岡山県・西粟倉村を拠点に活動するセリフは、地域の未利用資源を飼料化する資源循環型の平飼い養鶏事業を11月8日(金)にスタート。村産の間伐材で建築した木造鶏舎で、「後藤もみじ」640羽の飼育を開始した。

鶏は、12月頃から有精卵を産み始めるそうで、2025年1月から全国販売を開始するとのことだ。

資源循環型の平飼い養鶏

セリフは、鶏が介在することで未利用資源が循環する地域社会をつくりたいと考えている。

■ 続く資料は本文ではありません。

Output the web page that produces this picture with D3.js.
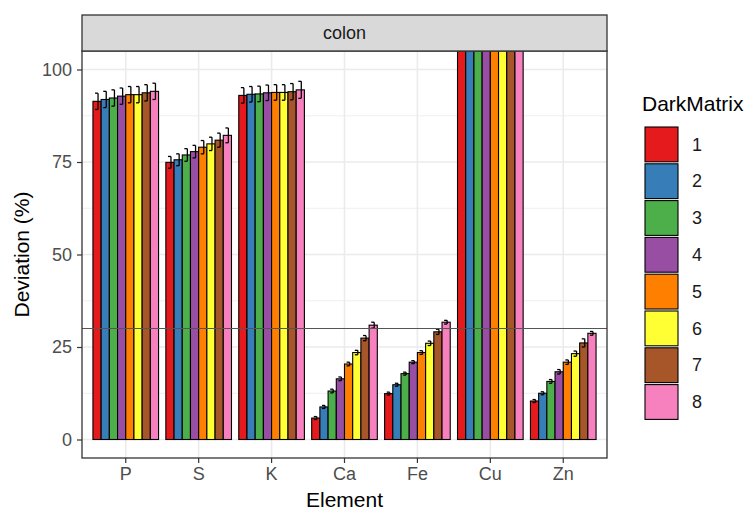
<!DOCTYPE html>
<html>
<head>
<meta charset="utf-8">
<script src="https://cdn.jsdelivr.net/npm/d3@7"></script>
<style>
  body { margin: 0; background: #fff; }
  text { font-family: "Liberation Sans", Arial, sans-serif; }
</style>
</head>
<body>
<div id="chart"></div>
<script>
// data
var elements = ["P", "S", "K", "Ca", "Fe", "Cu", "Zn"];
var groups = ["1", "2", "3", "4", "5", "6", "7", "8"];
var colors = ["#E41A1C", "#377EB8", "#4DAF4A", "#984EA3", "#FF7F00", "#FFFF33", "#A65628", "#F781BF"];

var meanP = [91.4, 91.9, 92.3, 92.8, 93.2, 93.2, 93.7, 94.1];
var meanS = [74.9, 75.6, 76.9, 77.8, 79.0, 79.9, 80.9, 82.2];
var meanK = [93.0, 93.3, 93.4, 93.7, 93.8, 93.8, 94.0, 94.5];
var meanCa = [5.8, 8.8, 13.1, 16.4, 20.4, 23.5, 27.4, 30.9];
var meanFe = [12.4, 14.8, 17.8, 20.9, 23.5, 26.0, 29.1, 31.7];
var meanCu = [140, 140, 140, 140, 140, 140, 140, 140];
var meanZn = [10.4, 12.5, 15.7, 18.3, 20.9, 23.2, 26.1, 28.7];

var errP = [2.2, 2.2, 2.2, 2.2, 2.2, 2.2, 2.2, 2.2];
var errS = [1.6, 1.6, 1.7, 1.7, 1.8, 1.8, 1.9, 2.0];
var errK = [2.1, 2.1, 2.1, 2.1, 2.1, 2.1, 2.2, 2.3];
var errCa = [0.4, 0.4, 0.5, 0.5, 0.5, 0.6, 0.7, 0.8];
var errFe = [0.4, 0.4, 0.4, 0.4, 0.5, 0.6, 0.7, 0.5];
var errCu = [2, 2, 2, 2, 2, 2, 2, 2];
var errZn = [0.4, 0.4, 0.5, 0.6, 0.6, 0.7, 1.1, 0.5];

var yTicks = [0, 25, 50, 75, 100];
var yMinor = [12.5, 37.5, 62.5, 87.5];
var refLine = 30;

var means = [meanP, meanS, meanK, meanCa, meanFe, meanCu, meanZn];
var errs = [errP, errS, errK, errCa, errFe, errCu, errZn];

var rows = [];
elements.forEach(function (el, i) {
    groups.forEach(function (g, j) {
        rows.push({ element: el, group: g, value: means[i][j], err: errs[i][j] });
    });
});

var width = 756, height = 515;
var panel = { left: 82, right: 607, top: 51, bottom: 458 };
var strip = { top: 15, bottom: 51 };

var svg = d3.select("#chart").append("svg")
    .attr("width", width)
    .attr("height", height);

var x = d3.scaleBand()
    .domain(elements)
    .range([panel.left, panel.right])
    .paddingInner(0.1)
    .paddingOuter(0.15);

var xg = d3.scaleBand()
    .domain(groups)
    .range([0, x.bandwidth()]);

var y = d3.scaleLinear()
    .domain([-5, 105])
    .range([panel.bottom, panel.top]);

var color = d3.scaleOrdinal().domain(groups).range(colors);

// panel background + grid
svg.append("rect")
    .attr("x", panel.left).attr("y", panel.top)
    .attr("width", panel.right - panel.left).attr("height", panel.bottom - panel.top)
    .attr("fill", "white");

var grid = svg.append("g");
grid.selectAll(".minor")
    .data(yMinor).enter().append("line")
    .attr("x1", panel.left).attr("x2", panel.right)
    .attr("y1", d => y(d)).attr("y2", d => y(d))
    .attr("stroke", "#ebebeb").attr("stroke-width", 0.8);
grid.selectAll(".major")
    .data(yTicks).enter().append("line")
    .attr("x1", panel.left).attr("x2", panel.right)
    .attr("y1", d => y(d)).attr("y2", d => y(d))
    .attr("stroke", "#ebebeb").attr("stroke-width", 1.6);
grid.selectAll(".vmajor")
    .data(elements).enter().append("line")
    .attr("x1", d => x(d) + x.bandwidth() / 2).attr("x2", d => x(d) + x.bandwidth() / 2)
    .attr("y1", panel.top).attr("y2", panel.bottom)
    .attr("stroke", "#ebebeb").attr("stroke-width", 1.6);

svg.append("clipPath").attr("id", "clip")
    .append("rect")
    .attr("x", panel.left).attr("y", panel.top)
    .attr("width", panel.right - panel.left).attr("height", panel.bottom - panel.top);

var plot = svg.append("g").attr("clip-path", "url(#clip)");

// bars
plot.selectAll(".bar")
    .data(rows).enter().append("rect")
    .attr("x", d => x(d.element) + xg(d.group))
    .attr("y", d => y(d.value))
    .attr("width", xg.bandwidth())
    .attr("height", d => y(0) - y(d.value))
    .attr("fill", d => color(d.group))
    .attr("stroke", "black")
    .attr("stroke-width", 1.1);

// error bars
var cap = 3;
var eb = plot.selectAll(".err")
    .data(rows).enter().append("g");
eb.append("line")
    .attr("x1", d => x(d.element) + xg(d.group) + xg.bandwidth() / 2 + 1)
    .attr("x2", d => x(d.element) + xg(d.group) + xg.bandwidth() / 2 + 1)
    .attr("y1", d => y(d.value - d.err))
    .attr("y2", d => y(d.value + d.err))
    .attr("stroke", "black").attr("stroke-width", 1.3);
[-1, 1].forEach(function (s) {
    eb.append("line")
        .attr("x1", d => x(d.element) + xg(d.group) + xg.bandwidth() / 2 + 1 - cap)
        .attr("x2", d => x(d.element) + xg(d.group) + xg.bandwidth() / 2 + 1)
        .attr("y1", d => y(d.value + s * d.err))
        .attr("y2", d => y(d.value + s * d.err))
        .attr("stroke", "black").attr("stroke-width", 1.3);
});

// reference line
plot.append("line")
    .attr("x1", panel.left).attr("x2", panel.right)
    .attr("y1", y(refLine)).attr("y2", y(refLine))
    .attr("stroke", "#555555").attr("stroke-width", 1);

// panel border
svg.append("rect")
    .attr("x", panel.left).attr("y", panel.top)
    .attr("width", panel.right - panel.left).attr("height", panel.bottom - panel.top)
    .attr("fill", "none").attr("stroke", "#333333").attr("stroke-width", 1.3);

// strip
svg.append("rect")
    .attr("x", panel.left).attr("y", strip.top)
    .attr("width", panel.right - panel.left).attr("height", strip.bottom - strip.top)
    .attr("fill", "#d9d9d9").attr("stroke", "#333333").attr("stroke-width", 1.3);
svg.append("text")
    .attr("x", (panel.left + panel.right) / 2)
    .attr("y", (strip.top + strip.bottom) / 2)
    .attr("dy", "0.35em")
    .attr("text-anchor", "middle")
    .style("font-size", "18px")
    .attr("fill", "#1a1a1a")
    .text("colon");

// axes
var yAxis = svg.append("g")
    .attr("transform", "translate(" + panel.left + ",0)")
    .call(d3.axisLeft(y).tickValues(yTicks).tickSize(5).tickPadding(5));
var xAxis = svg.append("g")
    .attr("transform", "translate(0," + panel.bottom + ")")
    .call(d3.axisBottom(x).tickSize(5).tickPadding(4));
[yAxis, xAxis].forEach(function (a) {
    a.select(".domain").remove();
    a.selectAll(".tick line").attr("stroke", "#333333").attr("stroke-width", 1.2);
    a.selectAll(".tick text")
        .attr("fill", "#4d4d4d")
        .style("font-size", "18px")
        .style("font-family", "'Liberation Sans', Arial, sans-serif");
});

// axis titles
svg.append("text")
    .attr("x", (panel.left + panel.right) / 2)
    .attr("y", 507)
    .attr("text-anchor", "middle")
    .style("font-size", "21px")
    .attr("fill", "black")
    .text("Element");
svg.append("text")
    .attr("transform", "translate(29," + ((panel.top + panel.bottom) / 2) + ") rotate(-90)")
    .attr("text-anchor", "middle")
    .style("font-size", "21px")
    .attr("fill", "black")
    .text("Deviation (%)");

// legend
var legend = svg.append("g").attr("transform", "translate(644,126)");
legend.append("text")
    .attr("x", -2).attr("y", -15)
    .style("font-size", "21px")
    .attr("fill", "black")
    .text("DarkMatrix");
var keyStep = 36.8;
var keys = legend.selectAll(".key")
    .data(groups).enter().append("g")
    .attr("transform", (d, i) => "translate(0," + (i * keyStep) + ")");
keys.append("rect")
    .attr("x", 1).attr("y", 1)
    .attr("width", 33).attr("height", keyStep - 2)
    .attr("fill", d => color(d))
    .attr("stroke", "black").attr("stroke-width", 1.1);
keys.append("text")
    .attr("x", 48).attr("y", keyStep / 2)
    .attr("dy", "0.35em")
    .style("font-size", "18px")
    .attr("fill", "#1a1a1a")
    .text(d => d);
</script>
</body>
</html>
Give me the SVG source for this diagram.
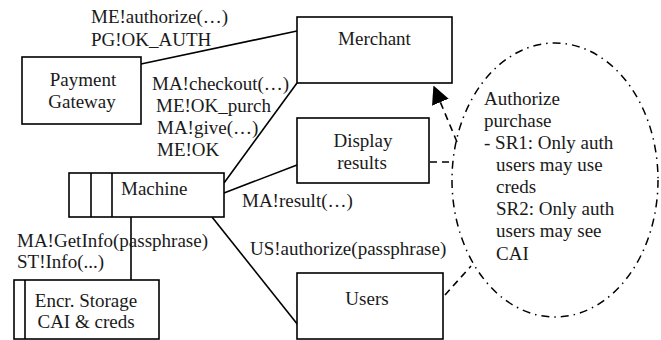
<svg xmlns="http://www.w3.org/2000/svg" width="661" height="340" viewBox="0 0 661 340" font-family="'Liberation Serif', 'Times New Roman', Times, serif" font-size="19">
<defs>
<style>
.box{fill:#fff;stroke:#000;stroke-width:1.6}
.ln{fill:none;stroke:#000;stroke-width:1.6}
.dash{fill:none;stroke:#000;stroke-width:1.6;stroke-dasharray:7,5}
.dd{fill:none;stroke:#000;stroke-width:1.5;stroke-dasharray:8,5,1.5,5}
text{font-family:'Liberation Serif','Times New Roman',Times,serif;font-size:19px;fill:#1a1a1a}
.c{text-anchor:middle}
</style>
<marker id="arr" viewBox="0 0 12 12" refX="11" refY="6" markerWidth="18" markerHeight="18" markerUnits="userSpaceOnUse" orient="auto">
<path d="M0,0 L12,6 L0,12 z" fill="#000"/>
</marker>
</defs>
<g id="connectors">
<line class="ln" x1="141" y1="64" x2="297" y2="31"/>
<line class="ln" x1="224" y1="183" x2="297" y2="83"/>
<line class="ln" x1="224" y1="193" x2="297" y2="165"/>
<line class="ln" x1="212" y1="217" x2="298" y2="325"/>
<line class="ln" x1="131" y1="217" x2="131" y2="280"/>
<line class="dash" x1="457" y1="142" x2="434" y2="87" marker-end="url(#arr)"/>
<line class="dash" x1="430" y1="162" x2="453" y2="162"/>
<line class="dash" x1="445" y1="295" x2="471" y2="266"/>
<text x="91" y="23">ME!authorize(…)</text>
<text x="91" y="46">PG!OK_AUTH</text>
<text x="152" y="90">MA!checkout(…)</text>
<text x="156" y="112">ME!OK_purch</text>
<text x="157" y="134">MA!give(…)</text>
<text x="157" y="156">ME!OK</text>
<text x="242" y="207">MA!result(…)</text>
<text x="250" y="255">US!authorize(passphrase)</text>
<text x="17" y="247">MA!GetInfo(passphrase)</text>
<text x="17" y="268">ST!Info(...)</text>
</g>
<g id="merchant">
<rect class="box" x="297" y="17" width="155" height="66"/>
<text class="c" x="374.5" y="45">Merchant</text>
</g>
<g id="payment-gateway">
<rect class="box" x="22" y="57" width="119" height="67"/>
<text class="c" x="83" y="86">Payment</text>
<text class="c" x="82" y="108">Gateway</text>
</g>
<g id="display-results">
<rect class="box" x="297" y="118" width="132" height="65"/>
<text class="c" x="363" y="147">Display</text>
<text class="c" x="362" y="169">results</text>
</g>
<g id="machine">
<rect class="box" x="69" y="173" width="155" height="44"/>
<line class="ln" x1="91" y1="173" x2="91" y2="217"/>
<line class="ln" x1="112" y1="173" x2="112" y2="217"/>
<text x="121" y="195">Machine</text>
</g>
<g id="storage">
<rect class="box" x="14" y="280" width="145" height="59"/>
<line class="ln" x1="25" y1="280" x2="25" y2="339"/>
<text class="c" x="86" y="307">Encr. Storage</text>
<text class="c" x="86" y="328">CAI &amp; creds</text>
</g>
<g id="users">
<rect class="box" x="297" y="273" width="146" height="66"/>
<text class="c" x="367" y="305">Users</text>
</g>
<g id="authorize-purchase">
<ellipse class="dd" cx="555" cy="180" rx="103" ry="137"/>
<text x="484" y="105">Authorize</text>
<text x="484" y="127">purchase</text>
<text x="484" y="149">- SR1: Only auth</text>
<text x="496" y="171">users may use</text>
<text x="496" y="193">creds</text>
<text x="496" y="215">SR2: Only auth</text>
<text x="496" y="237">users may see</text>
<text x="496" y="260">CAI</text>
</g>
</svg>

鶏の餌となるのは、調理で発生する野菜くず、春夏の草刈りで切り捨てられた雑草、出荷できなかった規格外の米や野菜、コイン精米機に溜まった米糠など。ごみとして捨てていたものが鶏の餌となり、餌を食べた鶏が味わい深いたまごを産む。また、鶏糞は米や野菜を生産する田畑の肥やしとなる。

こうした資源循環型の平飼い養鶏を通して、生産性の低い山田・棚田などの耕作放棄地の再生、集約化がしにくい中山間地での稼げる農業モデルの確立、地域の未利用資源を飼料化しゴミを減らす農業の実践、青草の飼料化による草刈りのビジネス化、資源循環型の小規模平飼い養鶏の他地域展開を実現する。

鶏本来の生態に寄り添う薄飼い


セリフは、日光を浴びる、走り回る、砂浴びをする、とまり木で眠るといった鶏本来の生態に寄り添える低密度の平飼いに取り組んでいる。1㎡あたり2羽を基準としており、これは一般的なケージ飼育の5分の1以下の密度なのだそう。1群を200羽程度に抑えることで1羽1羽の鶏の健康状態を把握できるように努めている。


400㎡弱の広々とした木造鶏舎は、西粟倉村の間伐材を活用して建築。土木業者、素材生産業者、製材業者、大工、すべて村内の事業者でまかない、チーム西粟倉による木造鶏舎が完成した。

あえて構造材に必要以上の品質は求めず、規格流通する木材のモジュール(12cm角・天然乾燥ヒノキ柱など)や汎用的な建築資材を採用。これは、他地域でもローコストかつ短納期で建築しやすくするための工夫だ。